Jakarta (ANTARA News) - Keppres pengangkatan Tumpak Hatorangan Panggabean sebagai Pelaksana tugas sementara (Plt) Ketua KPK harus dicabut, menyusul penolakan DPR terhadap Perppu penunjukan Plt ketua komisi pemberantasan korupsi itu.

"Tentunya keputusan presiden yang dilandasi oleh Perppu itu harus dicabut, yaitu keputusan presiden yang mengangkat kami sebagai ketua dan pimpinan KPK sementara, itu menurut saya sah-sah saja," kata Plt Ketua KPK Tumpak Hatorangan Panggabean ketika ditemui di gedung KPK di Jakarta, Kamis.

Dia menjelaskan, pencabutan Keputusan Presiden itu harus didahului dengan pengajuan Rancangan Undang-undang tentang pencabutan Perppu yang telah ditolak oleh DPR.

Tumpak menerima penolakan Perppu oleh DPR dan menurutnya DPR telah menempuh jalur konstitusional untuk mengambil keputusan itu.

Dia juga memahami posisinya adalah pimpinan KPK yang bersifat sementara. "Sejak awal saya tahu konsekuensi itu. Kehadiran saya disini adalah sementara," katanya.

Menurut Tumpak, tanpa dirinya, KPK tetap bisa bekerja karena masih ada empat orang yang akan memimpin lembaga tersebut.

"Empat orang pimpinan sudah bisa melaksanakan pekerjaan ini," katanya.

Tumpak menjabat di KPK bersama dua pelaksana tugas sementara yang lain, yaitu Mas Achmad Santosa dan Waluyo. Mereka menjadi pimpinan KPK berdasar Perppu nomor 4 tahun 2009.

Dalam perkembangannya, posisi Mas Achmad Santosa dan Waluyo digantikan oleh Bibit Samad Rianto dan Chandra M. Hamzah yang kembali ke KPK setelah terjerat kasus hukum.

Sementara itu, Perppu yang melandasi pengangkatan Tumpak, Mas Achmad, dan Waluyo ditolak oleh DPR.

Oleh karena itu, anggota Dewan Pertimbangan Presiden (Watimpres), Jimly Asshiddiqie meminta pemerintah untuk segera mengajukan Rancangan Undang-undang (RUU) tentang pencabutan Perppu tersebut.

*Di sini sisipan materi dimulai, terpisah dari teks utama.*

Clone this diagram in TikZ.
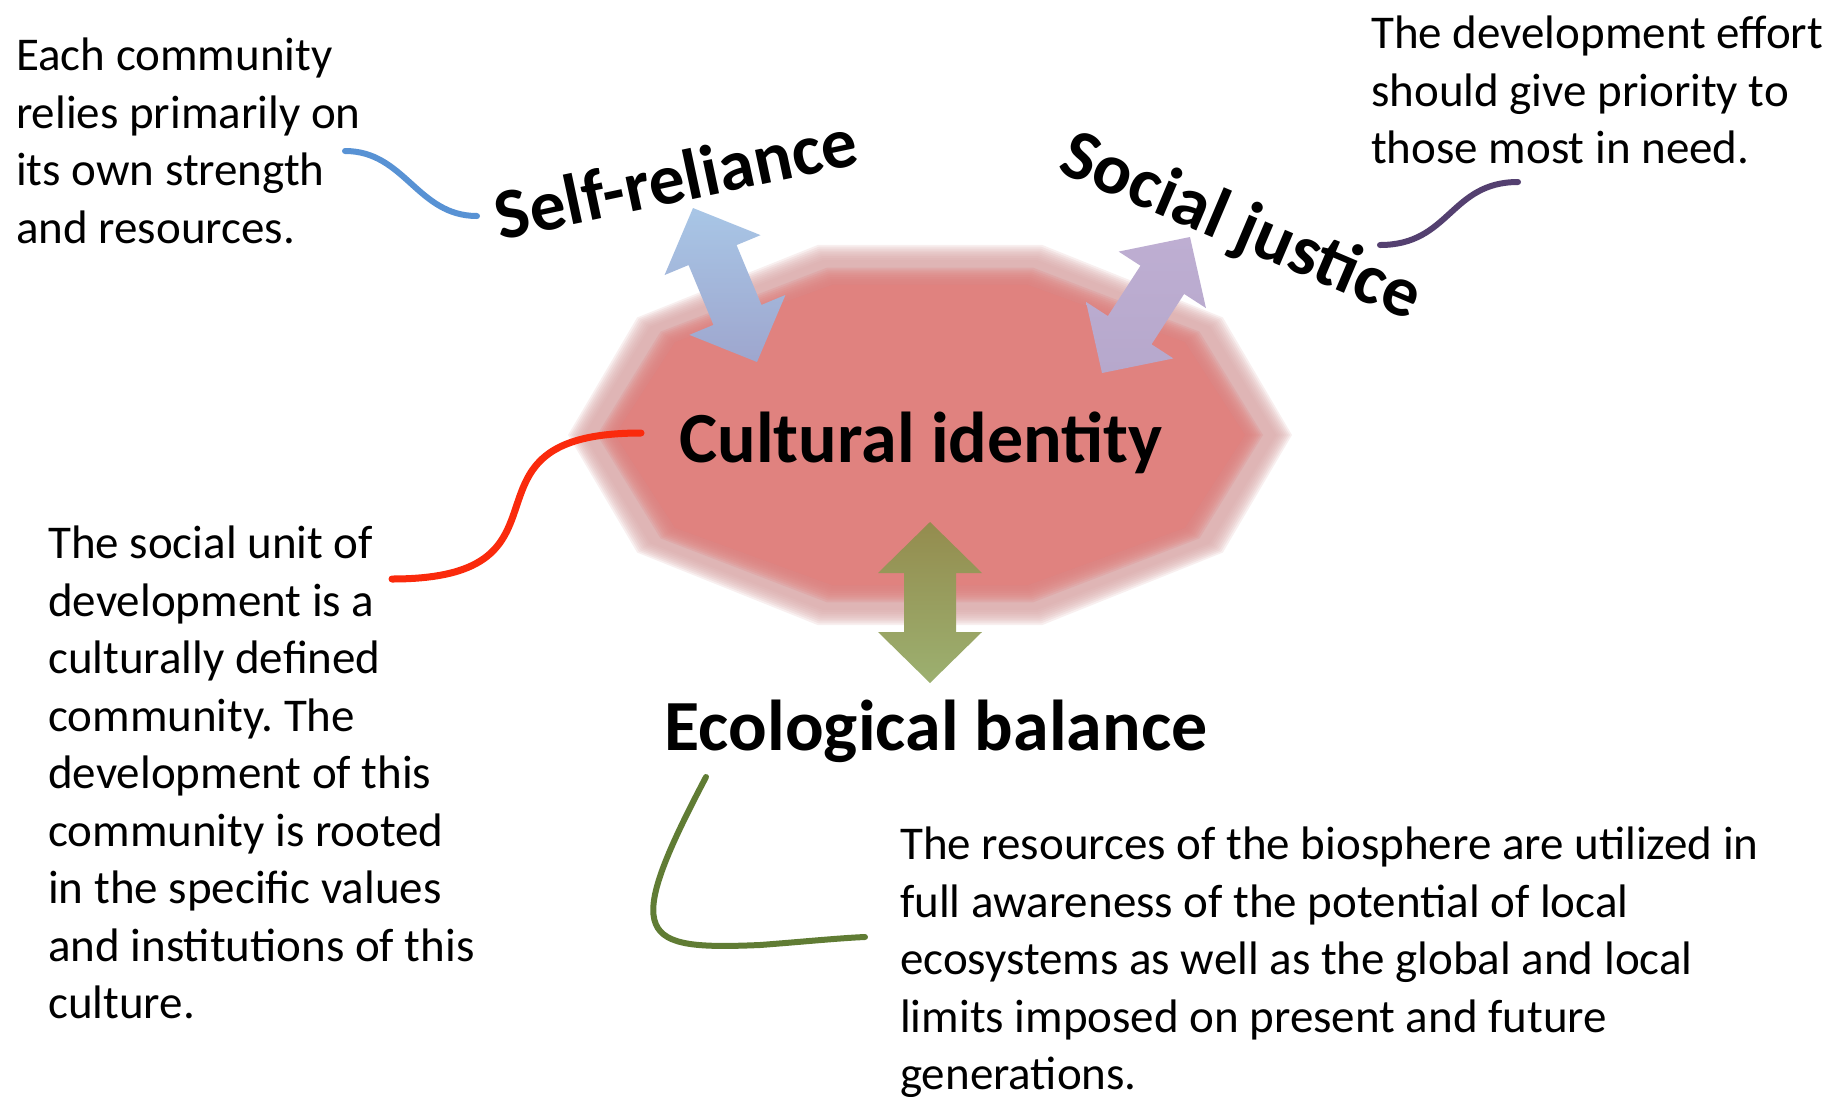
\documentclass[tikz,border=0pt]{standalone}
\usepackage{fontspec}
\setmainfont{Carlito}
\usetikzlibrary{calc}
\frenchspacing

\definecolor{ringpink}{RGB}{216,166,166}
\definecolor{corepink}{RGB}{224,130,127}
\definecolor{curveblue}{RGB}{88,146,212}
\definecolor{curvepurple}{RGB}{84,64,112}
\definecolor{curvered}{RGB}{250,42,12}
\definecolor{curvegreen}{RGB}{96,124,52}
\definecolor{arrblueA}{RGB}{168,198,230}
\definecolor{arrblueB}{RGB}{158,166,206}
\definecolor{arrpurpleA}{RGB}{190,174,210}
\definecolor{arrpurpleB}{RGB}{182,168,204}
\definecolor{arrgreenA}{RGB}{148,140,78}
\definecolor{arrgreenB}{RGB}{156,176,112}

% decagon with horizontal radius #1 and vertical radius #2
\newcommand\decapath[2]{(0:#1 and #2) -- (36:#1 and #2) -- (72:#1 and #2)
  -- (108:#1 and #2) -- (144:#1 and #2) -- (180:#1 and #2) -- (216:#1 and #2)
  -- (252:#1 and #2) -- (288:#1 and #2) -- (324:#1 and #2) -- cycle}

% double block arrow from #1 to #2, shaded #3 (top) to #4 (bottom)
\newcommand\blockarrow[4]{%
  \coordinate (ba1) at ($(#1)!51pt!(#2)$);
  \coordinate (ba2) at ($(#2)!51pt!(#1)$);
  \shade[top color=#3, bottom color=#4]
    (#1) -- ($(ba1)!52pt!90:(#2)$) -- ($(ba1)!26pt!90:(#2)$)
    -- ($(ba2)!26pt!-90:(#1)$) -- ($(ba2)!52pt!-90:(#1)$) -- (#2)
    -- ($(ba2)!52pt!90:(#1)$) -- ($(ba2)!26pt!90:(#1)$)
    -- ($(ba1)!26pt!-90:(#2)$) -- ($(ba1)!52pt!-90:(#2)$) -- cycle;
}

\begin{document}
\begin{tikzpicture}[
    x=1pt, y=-1pt,
    gloss/.style={font=\fontsize{47}{57.5}\selectfont, align=left,
      anchor=north west, inner sep=0pt},
    pillar/.style={font=\fontsize{72}{80}\selectfont\bfseries, inner sep=0pt,
      anchor=base},
    link/.style={line width=6pt, line cap=round}
  ]
  \useasboundingbox (0,0) rectangle (1845,1096);

  % --- 1. decagon (soft edged) ---
  \def\cx{930}
  \def\cy{435}
  \begin{scope}[shift={(\cx,\cy)}]
    \foreach \d in {10,8,...,-6} {
      \pgfmathsetmacro\rx{352+\d}
      \pgfmathsetmacro\ry{190+\d}
      \fill[ringpink, opacity=0.18] \decapath{\rx pt}{\ry pt};
    }
    \foreach \d in {8,6,...,-8} {
      \pgfmathsetmacro\rx{325+\d}
      \pgfmathsetmacro\ry{168+\d}
      \fill[corepink, opacity=0.22] \decapath{\rx pt}{\ry pt};
    }
    \fill[corepink] \decapath{315pt}{158pt};
  \end{scope}

  % --- 2. themes ---
  \node[pillar] (cult) at (921,462) {Cultural identity};
  \node[pillar] (eco) at (936,750) {Ecological balance};
  \node[pillar, rotate=12] (self) at (681,202) {Self-reliance};
  \node[pillar, rotate=-23] (just) at (1233,246) {Social justice};

  % --- 3. explanations ---
  \node[gloss] (selfnote) at (16,38)
    {Each community\\relies primarily on\\its own strength\\and resources.};
  \node[gloss] (justnote) at (1371,16)
    {The development effort\\should give priority to\\those most in need.};
  \node[gloss] (cultnote) at (48,526)
    {The social unit of\\development is a\\culturally defined\\community. The\\development of this\\community is rooted\\in the specific values\\and institutions of this\\culture.};
  \node[gloss] (econote) at (900,827)
    {The resources of the biosphere are utilized in\\full awareness of the potential of local\\ecosystems as well as the global and local\\limits imposed on present and future\\generations.};

  % --- 4. block arrows ---
  \coordinate (self-a) at (693,208);
  \coordinate (self-b) at (757,362);
  \coordinate (just-a) at (1190,237);
  \coordinate (just-b) at (1102,373);
  \coordinate (eco-a) at (930,522);
  \coordinate (eco-b) at (930,683);
  \blockarrow{self-a}{self-b}{arrblueA}{arrblueB}
  \blockarrow{just-a}{just-b}{arrpurpleA}{arrpurpleB}
  \blockarrow{eco-a}{eco-b}{arrgreenA}{arrgreenB}

  % --- 5. curved links ---
  \coordinate (selfnote-e) at (345,151);
  \coordinate (self-w) at (477,216);
  \draw[link, curveblue] (selfnote-e) .. controls (405,151) and (417,216) .. (self-w);

  \coordinate (justnote-s) at (1518,182);
  \coordinate (just-e) at (1380,245);
  \draw[link, curvepurple] (justnote-s) .. controls (1450,182) and (1450,245) .. (just-e);

  \coordinate (cult-w) at (641,433);
  \coordinate (cultnote-e) at (392,579);
  \draw[link, curvered, line width=7pt] (cult-w) .. controls (441,433) and (592,579) .. (cultnote-e);

  \coordinate (eco-s) at (706,777);
  \coordinate (econote-w) at (865,937);
  \draw[link, curvegreen] (eco-s) .. controls (620,940) and (640,950) .. (760,945)
    .. controls (800,942) and (840,938) .. (econote-w);
\end{tikzpicture}
\end{document}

"Saya kira sebaiknya segera pemerintah mengajukan Rancangan Undang-undang pencabutan," kata Jimly setelah bertemu pimpinan KPK di gedung KPK.

Beberapa kalangan berpendapat, penolakan Perppu itu berdampak pada keberadaan Tumpak Hatorangan Panggabean sebagai pelaksana tugas sementara Ketua KPK.

Menurut Jimly, Undang-undang nomor 10 tahun 2004 tentang Pembentukan Peraturan Perundang-undangan menyatakan, pencabutan Perppu harus dilakukan melalui penerbitan Undang-undang tentang pencabutan Perppu tersebut.

Pencabutan Perppu harus dilakukan jika DPR menyatakan tidak menerima Perppu tersebut. "Perppu kalau dinyatakan tidak diterima DPR, maka Perppu itu harus dicabut," katanya.

Menurut Jimly, Tumpak masih bisa memimpin KPK selama belum ada Undang-undang tentang pencabutan Perppu.

Hal yang sama juga dikatakan oleh mantan Ketua KPK, Taufiequrrachman Ruki. Dia menegaskan, Tumpak masih bisa menjabat di KPK sebelum ada pencabutan Perppu melalui Undang-undang.

Ruki menjelaskan, Undang-undang pencabutan itu bisa sekaligus mengatur konsekuensi pencabutan Perppu.

"Misalnya konsekuensinya adalah pak Tumpak harus meninggalkan KPK," kata Ruki.

Aturan pencabutan itu dimuat dalam pasal 25 Undang-undang Pembentukan Peraturan Perundang-undangan.

Ayat (3) aturan itu menyatakan, "Dalam hal Peraturan Pemerintah Pengganti Undang-Undang ditolak Dewan Perwakilan Rakyat, maka Peraturan Pemerintah Pengganti Undang-Undang tersebut tidak berlaku.

Sedangkan ayat (4) menyatakan, "Dalam hal Peraturan Pemerintah Pengganti Undang-Undang ditolak Dewan Perwakilan Rakyat, maka

Presiden mengajukan rancangan undang-undang tentang pencabutan peraturan pemerintah pengganti undang-undang tersebut yang dapat mengatur pula segala akibat dari penolakan tersebut."